4.Prejudice to the Defendant

¶ 13. The fourth prong of the Barker analysis looks both at the actual prejudice to the defendant as well as at interference with his liberty. Perry, 637 So.2d at 876. The United States Supreme Court explained in Barker that:

Prejudice ... should be assessed in the light of the interests of defendants which the speedy trial right was designed to protect. This Court has identified three such interests: (i) to prevent oppressive pretrial incarceration; (ii) to minimize anxiety and concern of the accused; and (iii) to limit the possibility that the defense will be impaired.

Barker, 407 U.S. at 532, 92 S.Ct. 2182. Coleman does not even mention prejudice until his rebuttal brief, where, almost as an afterthought, he suggests that he was subjected to presumptive prejudice “after being held in prison for over a year before his criminal prosecution actually occurred, in that he had no access to an attorney to adequately prepare for his defense while memories of witnesses was [sic] still fresh.” He does not show, however, that he was denied access to an attorney or otherwise hampered in his efforts to prepare a defense. Further, the only memory any potential witnesses need have is whether Coleman had a gun under the pillow on which he was sleeping during a drug raid the previous January. Moreover, he was initially incarcerated on January 7, 1995 for violation of the terms of his appeal bond. Subsequent to April 5,1995, when the Court of Appeals affirmed his 1993 conviction for aggravated assault, he was serving time for that offense.
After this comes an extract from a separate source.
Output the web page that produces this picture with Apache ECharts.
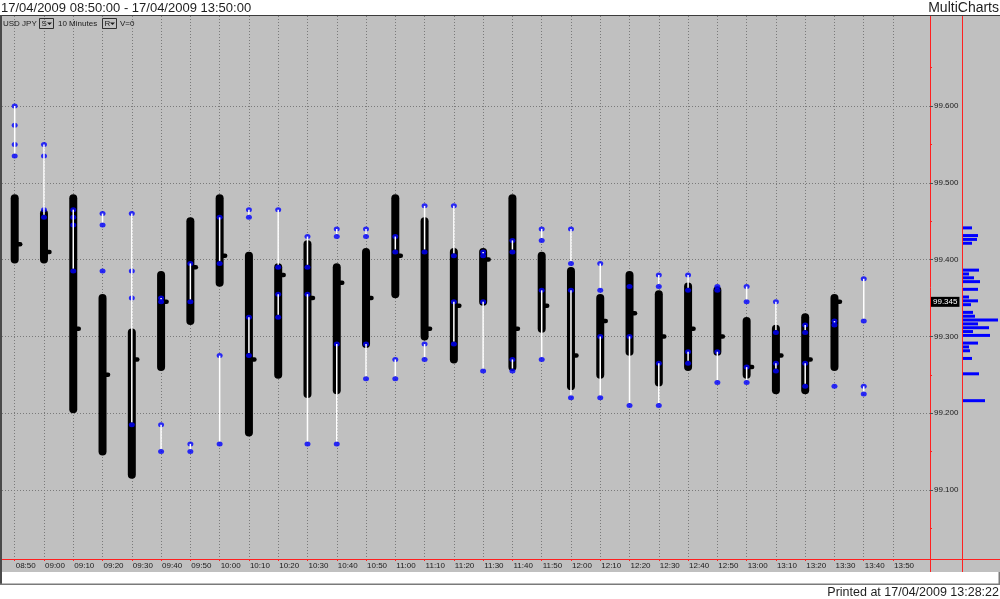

¶ 14. Even if Coleman’s constitutional right to a speedy trial is found to have attached at the time he was taken into custody for violation of his appeal bond, rather than when he was indicted on felony charges stemming from the incident some eleven months later, a balancing of the Barker factors leans strongly against his claim. The delay in his indictment was not excruciatingly long, he made no plea for a speedy trial and he has shown no real prejudice. See Perry, 637 So.2d at 876 (“Where, as here, the delay is neither intentional nor egregiously protracted, and where there is a complete absence of actual prejudice, the balance is struck in favor of rejecting Perry’s speedy trial claim.”).

II.

¶ 15. The circuit court correctly denied Coleman’s Motion to Vacate Judgment of Conviction and Sentence. There was no violation of his statutory right to a speedy trial since he entered a guilty plea less than two months after he was indicted. His constitutional right to a speedy trial attached at the time of his indictment, not when he was taken into custody and his appeal bond was revoked for possession of firearms. Even assuming arguendo that his right to a speedy trial attached when he was taken into custody for violation of the terms of his appeal bond, a balancing of the Barker factors clearly favors the rejection of his claim. We therefore affirm the decision of the circuit court.

¶ 16. LOWER COURT’S DENIAL OF POST-CONVICTION RELIEF AFFIRMED.

PRATHER, C.J., SULLIVAN AND PITTMAN, P.JJ., BANKS, JAMES L. ROBERTS, Jr., SMITH, MILLS AND WALLER, JJ., CONCUR. 
      
      . His conviction was affirmed by the Court of Appeals, without written opinion, on April 11, 1995. Coleman v. State, 662 So.2d 208 (Miss.App.1995).